Plusieurs aspects l’expliquent et sont à prendre en compte. Déjà, il est fréquent qu’une femme interrompe sa carrière temporairement lorsqu’elle souhaite concrétiser des projets sur le plan familial. Ce qui crée forcément un creux dans le plan d’épargne professionnel lié à la retraite. Ensuite, le retour au travail après une grossesse se fait assez fréquemment sur le mode d’un poste à temps partiel. A nouveau, cela se traduit par un certain trou en matière de cotisations. En Suisse, on notera d’ailleurs que 60% des femmes travaillent à temps partiel, contre 18% chez les hommes. Ce qui accentue un déséquilibre déjà important rien qu’en considérant les écarts de salaires entre hommes et femmes qui, depuis plus de deux ans, stagnent à près de 19%. Au final, en considérant les interruptions de carrière, les temps partiels et les écarts salariaux, on arrive à une différence de 28% entre les rentes féminines et masculines, AVS et LPP cumulés. Et ce taux peut fortement augmenter dans certains cas.

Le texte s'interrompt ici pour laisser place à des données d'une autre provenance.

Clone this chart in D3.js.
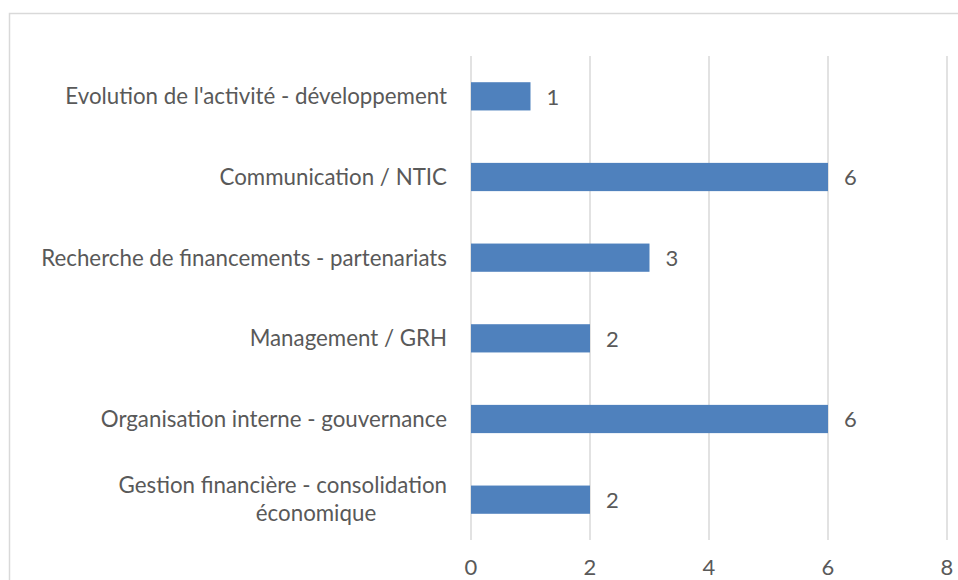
<!DOCTYPE html>
<html>
<head>
<meta charset="utf-8">
<title>Bar chart</title>
<script src="https://cdn.jsdelivr.net/npm/d3@7"></script>
<style>
  body { margin: 0; background: #fff; }
  text { font-family: Lato, "Open Sans", sans-serif; fill: #595959; }
</style>
</head>
<body>
<svg id="svg"></svg>
<script>
var WIDTH = 958;
var HEIGHT = 580;

// data, top to bottom
var categories = [
    ["Evolution de l'activité - développement"],
    ["Communication / NTIC"],
    ["Recherche de financements - partenariats"],
    ["Management / GRH"],
    ["Organisation interne - gouvernance"],
    ["Gestion financière - consolidation", "économique"]
];
var values = [1, 6, 3, 2, 6, 2];
var ticks = [0, 2, 4, 6, 8];

var svg = d3.select("#svg")
            .attr("width", WIDTH)
            .attr("height", HEIGHT);

// chart frame
svg.append("rect")
   .attr("x", 9.5).attr("y", 13.5)
   .attr("width", 960).attr("height", 600)
   .attr("fill", "none")
   .attr("stroke", "#d9d9d9")
   .attr("stroke-width", 1.5);

var xScale = d3.scaleLinear()
               .domain([0, 8])
               .range([471, 947]);
var yScale = d3.scaleBand()
               .domain(d3.range(categories.length))
               .range([56, 540])
               .paddingInner(0.65)
               .paddingOuter(0.325);

// gridlines
svg.selectAll("line.grid")
   .data(ticks)
   .enter()
   .append("line")
   .attr("class", "grid")
   .attr("x1", function(d){ return xScale(d); })
   .attr("x2", function(d){ return xScale(d); })
   .attr("y1", 56).attr("y2", 540)
   .attr("stroke", "#d9d9d9")
   .attr("stroke-width", 1.5);

// bars
svg.selectAll("rect.bar")
   .data(values)
   .enter()
   .append("rect")
   .attr("class", "bar")
   .attr("x", xScale(0))
   .attr("y", function(d, i){ return yScale(i); })
   .attr("width", function(d){ return xScale(d) - xScale(0); })
   .attr("height", yScale.bandwidth())
   .attr("fill", "#4f81bd");

// value labels
svg.selectAll("text.value")
   .data(values)
   .enter()
   .append("text")
   .attr("class", "value")
   .attr("x", function(d){ return xScale(d) + 16; })
   .attr("y", function(d, i){ return yScale(i) + yScale.bandwidth() / 2; })
   .attr("dy", "0.38em")
   .attr("font-size", "22px")
   .text(function(d){ return d; });

// category labels
var labels = svg.selectAll("text.cat")
   .data(categories)
   .enter()
   .append("text")
   .attr("class", "cat")
   .attr("font-size", "22.3px")
   .attr("y", function(d, i){ return yScale(i) + yScale.bandwidth() / 2; });

labels.each(function(lines){
    var t = d3.select(this);
    if (lines.length == 1) {
        t.append("tspan")
         .attr("x", 447)
         .attr("text-anchor", "end")
         .attr("dy", "0.36em")
         .text(lines[0]);
    } else {
        t.append("tspan")
         .attr("x", 447)
         .attr("text-anchor", "end")
         .attr("dy", "-0.28em")
         .text(lines[0]);
        t.append("tspan")
         .attr("x", 316)
         .attr("text-anchor", "middle")
         .attr("dy", "1.25em")
         .text(lines[1]);
    }
});

// x axis tick labels
svg.selectAll("text.tick")
   .data(ticks)
   .enter()
   .append("text")
   .attr("class", "tick")
   .attr("x", function(d){ return xScale(d); })
   .attr("y", 575)
   .attr("text-anchor", "middle")
   .attr("font-size", "22px")
   .text(function(d){ return d; });
</script>
</body>
</html>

Comment expliquer la persistance de certaines de ces inégalités, en particulier concernant les salaires?

Le modèle sociétal et professionnel classique, pour ne pas dire ancien, dont nous avons hérité met du temps à évoluer. Si, de manière générale, on peut tout de même constater des changements encourageants, force est de constater que certains écarts semblent figés. La question des salaires l’illustre malheureusement bien. De 19,3% en 2012, l’écart salarial entre hommes et femmes est passé aujourd’hui à 19% (selon une étude de l’OFS datant de 2018), soit une quasi absence d’évolution. Sur cette proportion d’écart, il est cependant possible d’en expliquer une part, notamment en prenant en compte des facteurs logiques tels que le temps partiel et les interruptions de carrière qui se répercutent aussi sur la difficulté d’accéder à des postes de cadres. En revanche, environ 11%, soit plus de la moitié de l’écart hommes-femmes, reste inexplicable de manière sensée ou pragmatique. Un travail important reste donc à effectuer pour faire évoluer les mentalités et les réalités économiques du paradigme en vigueur actuellement. Sans nul doute que les entreprises ayant déjà mis en place des mesures d’égalité salariale entre femmes et hommes auront une longueur d’avance.

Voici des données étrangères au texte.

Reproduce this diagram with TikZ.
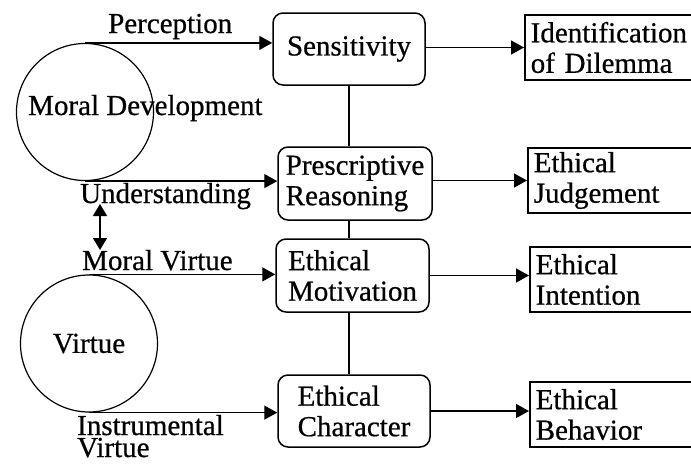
\documentclass[tikz,border=0pt]{standalone}
\usepackage{fontspec}
\setmainfont{Liberation Serif}[FakeBold=0.6]
\usetikzlibrary{arrows.meta}
\begin{document}
\begin{tikzpicture}[x=1pt,y=-1pt,
  every node/.style={font=\fontsize{29}{30.5}\selectfont},
  conn/.style={line width=1.4pt},
  arr/.style={conn,-{Triangle[length=13pt,width=14pt]}},
  dblarr/.style={conn,{Triangle[length=12pt,width=14pt]}-{Triangle[length=12pt,width=14pt]}},
  spine/.style={line width=2.4pt},
  ring/.style={draw,circle,line width=1.2pt,inner sep=0pt},
  stage/.style={draw,rounded corners=10pt,line width=1.5pt,align=left,inner sep=4pt},
  outcome/.style={draw,line width=1.5pt,anchor=west,text width=170pt,align=left,inner xsep=6pt,inner ysep=0pt,minimum height=65pt},
  lbl/.style={anchor=base west,inner sep=0pt}]
\useasboundingbox (0,0) rectangle (691,464);
\clip (0,0) rectangle (691,464);

% circles
\node[ring,minimum size=137pt] (md) at (85,112) {};
\node[lbl] (mdt) at (28,115) {Moral Development};
\node[ring,minimum size=137pt] (vc) at (89,343.5) {Virtue};

% stage boxes
\node[stage,minimum width=152pt,minimum height=72pt] (sens) at (349,49) {Sensitivity};
\node[stage,minimum width=154pt,minimum height=73pt] (pr) at (355,183.5) {Prescriptive\\Reasoning};
\node[stage,minimum width=153pt,minimum height=73pt] (mot) at (352.5,275.5) {Ethical\\Motivation};
\node[stage,minimum width=152pt,minimum height=72pt] (ch) at (354,411) {Ethical\\Character};

% outcome boxes
\node[outcome] (idn) at (524,47.5) {Identification\\of Dilemma};
\node[outcome] (jud) at (527,180.5) {Ethical\\Judgement};
\node[outcome] (int) at (529,279.5) {Ethical\\Intention};
\node[outcome] (beh) at (529,414.5) {Ethical\\Behavior};

% labels
\node[lbl] (lp) at (108,33) {Perception};
\node[lbl] (lu) at (80,203) {Understanding};
\node[lbl] (lmv) at (82,270) {Moral Virtue};
\node[lbl] (liv) at (77,435) {Instrumental};
\node[lbl] (liv2) at (77,457) {Virtue};

% left connectors
\draw[arr] (md.north) -- (sens.west |- md.north);
\draw[arr] (md.south) -- (pr.west |- md.south);
\draw[arr] (vc.north) -- (mot.west |- vc.north);
\draw[arr] (vc.south) -- (ch.west |- vc.south);

% double arrow
\coordinate (da1) at (100,204);
\coordinate (da2) at (100,250);
\draw[dblarr] (da1) -- (da2);

% spine
\draw[spine] (sens.south) -- (sens.south |- pr.north);
\draw[spine] (sens.south |- pr.south) -- (sens.south |- mot.north);
\draw[spine] (sens.south |- mot.south) -- (sens.south |- ch.north);

% right connectors
\draw[arr] (sens.east |- idn.west) -- (idn.west);
\draw[arr] (pr.east |- jud.west) -- (jud.west);
\draw[arr] (mot.east) -- (mot.east -| int.west);
\draw[arr] (ch.east) -- (ch.east -| beh.west);
\end{tikzpicture}
\end{document}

Quels leviers devrait-on activer pour tenter de solutionner la problématique des retraites, notamment sur le plan politique?

A mon sens, l’Etat pourrait, et aurait tout intérêt à soutenir davantage la garde des enfants, qui reste un problème coûteux au sein d’un couple. Bénéficier de plus d’aides et de mesures en la matière permettrait d’engendrer plusieurs avantages. Car en pouvant travailler tous deux à temps plein, ou en augmentant leur pourcentage, les parents vont forcément gagner plus, et les femmes vont donc cotiser davantage et bénéficier d’un capital retraite plus important. Cela permettrait en outre aux employées de revenir plus rapidement sur le marché du travail, ce qui bénéficie autant à l’employeur qu’aux collaboratrices. Des familles aux revenus plus élevés signifie par ailleurs davantage de pouvoir d’achat, ce qui stimule l’économie. En agissant sur l’aide à la garde d’enfants, on génère donc de multiples atouts et avantages touchant toutes les parties prenantes du système de retraite.

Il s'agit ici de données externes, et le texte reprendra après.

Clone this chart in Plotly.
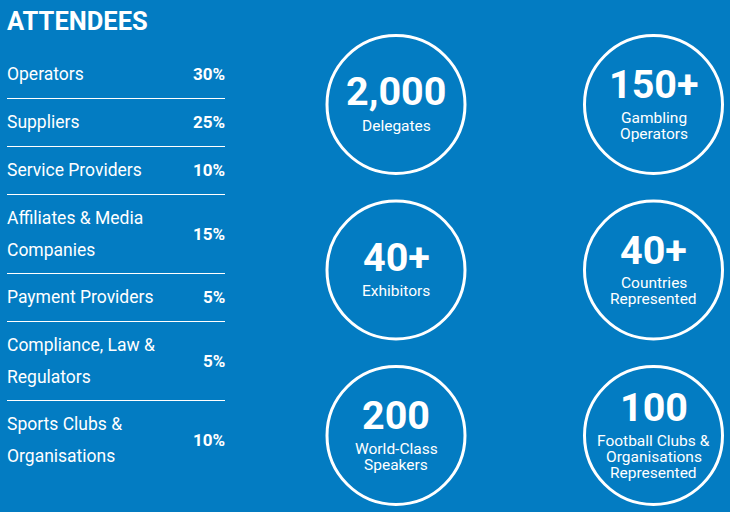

Quelles autres mesures peut-on identifier?

Le seuil et l’âge d’entrée à l’épargne LPP pourraient être revus. Actuellement, le seuil d’entrée est fixé à 21 510 francs jusqu’à la fin de l’année, puis à 22 050 francs au 1er janvier prochain sur une base annuelle. Ce seuil d’entrée reste problématique, voire discriminatoire, notamment dans le cas de plusieurs petits temps partiels cumulés. Concernant l’âge d’entrée, fixé à 25 ans, il est dommage de ne pas offrir la possibilité de cotiser avant, surtout en considérant le fait que de nombreux jeunes commencent à travailler bien plus tôt. Agir sur ces différents aspects en parallèle permettrait certainement d’engendrer un effet global significatif sur le système de retraite. Enfin, que l’on soit un homme ou une femme, il devient essentiel aujourd’hui de ne plus tabler uniquement sur le système étatique et les prestations prévues par son employeur pour sa retraite. On ne le rappellera jamais assez, mais prendre les devants individuellement, par exemple en souscrivant à un troisième pilier, doit devenir un réflexe.

Et concernant le deuxième pilier en particulier, comment l’améliorer ou le renforcer?

Du côté des employeurs et des caisses de pension, on peut constater que les bonnes pratiques semblent plutôt répandues. On estime en effet que seuls 10% des employeurs proposent des plans de retraite correspondant au minimum LPP. Ce qui ne signifie pas non plus que les 90% restants proposent des plans particulièrement généreux. Mais cela montre tout de même que les nombreux produits élaborés par les acteurs du marché suscitent l’intérêt des employeurs. Pour ces derniers, il est aussi évident que le fait de proposer un plan d’épargne sérieux et généreux s’avère de plus en plus important pour attirer et retenir des collaborateurs. Certains n’hésitant d’ailleurs pas à déployer des plans de fidélisation, basés sur une augmentation des prestations en fonction du nombre d’années passées au sein de l’entreprise. Il reste cependant possible et nécessaire d’agir sur le levier juridique. Des refontes légales doivent être entreprises afin de pouvoir mieux prendre en compte les déséquilibres sociétaux et les nouveaux modes de travail de notre paradigme professionnel, comme les temps partiels par exemple. Le taux de conversion constitue également un paramètre sur lequel agir pour améliorer la situation.